There is a second issue the board could vote on today: whether to raise the Seed Grant funding from $24 million to $45 million.

Originally the board estimated that it would fund 30 Seed Grants, for a total of about $24 million. When reviewing the grants, the scientific working group determined that 38 projects could be funded for $24.2 million.

Moreover, the working group was so impressed with the caliber of the proposed research, and with the investigators seeking funding, that it proposed funding a second tier of 34 grants for an additional $21 million, said Jeff Sheehy, a patient advocate and board member who serves on the working group.

If the board does not want to allocate $45 million, the working group suggested funding nine of the 34 projects in the second tier for $5 million, Sheehy said.
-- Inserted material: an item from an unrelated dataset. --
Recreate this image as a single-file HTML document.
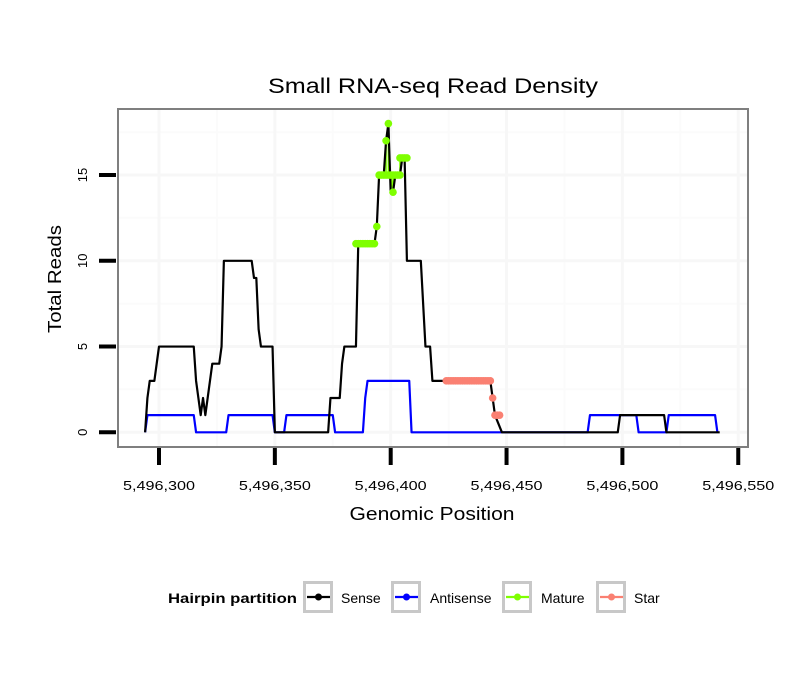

These are not necessarily the highest-scoring proposals in the tier, but they would expand the portfolio of research funded by the CIRM.
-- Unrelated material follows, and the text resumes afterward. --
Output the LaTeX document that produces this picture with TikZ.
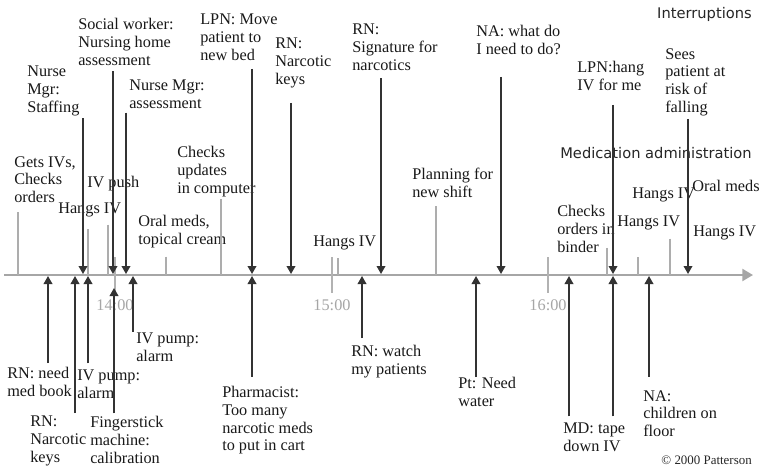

For example, after some discussion, the board agreed it wanted to fund a second-tier proposal for work that would try to coax human embryonic stem cells into cells that comprise the hairs in the inner ear. Loss of these hairs contributes to hearing loss.

A brief synopsis of each grant and comments from the working group reviewers has been posted on the institute’s Web site for public review.

All the grants recommended for funding involve work with human embryonic stem cells that would not be funded by the National Institutes of Health, because President Bush ordered that no federal money be spent on stem cell lines created after August 2001.

“That makes sense, and it’s how the initiative can make a unique impact on the science,” said University of California San Diego stem cell researcher Larry Goldstein.

Around the state, scientists have been reviewing the list and the projects favored for funding. And many people have been able to identify some grant applicants, although the list does not contain the name of researchers or their institutes.

It’s a small scientific community, and its members are familiar with who has a particular expertise, said Jeanne Loring, an embryonic stem cell researcher at the Burnham Institute in La Jolla. But that means many scientists are also uncomfortable with their scores being posted on the Internet for the world to see.

It appears that numerous grant applications filed by researchers in the San Diego region are highly recommended for funding, scientists said. Four of those grants, including one of the most highly rated, appear to be from researchers at the University of California San Diego. Three appear to be from the Burnham Institute.

The grant application that ranked highest with the scientific review committee is from UCSD. The scientist is requesting $612,000 over two years to fund experiments that would coax stem cells to become forebrain neurons, which may one day be used to replace neurons damaged by Alzheimer’s and other disease.

The grant receiving the second-highest score asks for $638,000 over two years to perform research using stem cells pulled from human embryos that have been donated to a stem cell bank in La Jolla by a local in-vitro fertilization clinic.

One task this team of researchers — apparently Loring’s lab at the Burnham Institute — would try to perform is to standardize embryonic stem cell cloning. This is the technique that a North Korean scientist claimed to have mastered, but his work was revealed to be fraudulent in late 2005.

The Burnham application specifically seeks to clone embryonic stem cell lines predisposed to a childhood disease, so that the cells could be used to track the disease progression and to test possible therapeutics in a Petri dish.

Another grant application recommended for funding would use human embryonic stem cells to track the earliest stages of human development, with special attention given to what leads to abnormalities in implantation of the embryo that could result in the death of the fetus or mother.

All of the work is basic embryonic stem cell research, which would lay the foundation for the still nascent field, said Mahendra Rao, a former embryonic stem cell researcher at the NIH who is now at Invitrogen in Carlsbad.

The projects recommended for funding encompass an array of disease groups, and the basic work of trying to standardize the reproduction of embryonic stem cell lines and characterizing the different changes caused by a change in their environment, Rao said.